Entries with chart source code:
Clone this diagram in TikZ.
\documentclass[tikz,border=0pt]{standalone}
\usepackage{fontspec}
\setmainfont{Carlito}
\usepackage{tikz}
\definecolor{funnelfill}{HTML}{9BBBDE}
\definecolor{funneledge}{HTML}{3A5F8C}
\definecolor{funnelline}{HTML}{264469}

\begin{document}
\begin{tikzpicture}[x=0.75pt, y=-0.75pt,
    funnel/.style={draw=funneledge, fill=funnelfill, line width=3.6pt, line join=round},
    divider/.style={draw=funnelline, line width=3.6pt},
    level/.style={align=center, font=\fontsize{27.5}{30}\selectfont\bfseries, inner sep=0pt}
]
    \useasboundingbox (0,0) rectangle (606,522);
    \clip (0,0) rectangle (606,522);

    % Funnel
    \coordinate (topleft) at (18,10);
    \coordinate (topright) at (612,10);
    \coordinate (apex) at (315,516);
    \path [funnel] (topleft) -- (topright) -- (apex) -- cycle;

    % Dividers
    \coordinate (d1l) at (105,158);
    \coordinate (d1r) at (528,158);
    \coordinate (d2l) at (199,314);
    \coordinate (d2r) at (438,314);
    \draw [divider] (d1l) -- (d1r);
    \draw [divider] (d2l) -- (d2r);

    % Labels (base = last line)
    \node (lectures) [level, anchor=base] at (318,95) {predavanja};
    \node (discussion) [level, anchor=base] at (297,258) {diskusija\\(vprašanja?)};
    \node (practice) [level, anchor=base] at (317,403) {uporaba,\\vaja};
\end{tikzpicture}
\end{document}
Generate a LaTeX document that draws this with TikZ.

AIM ▸ Work through the listing above and report how many lines include the string "this", with no other text.

COMPLETE RESPONSE ▸ 2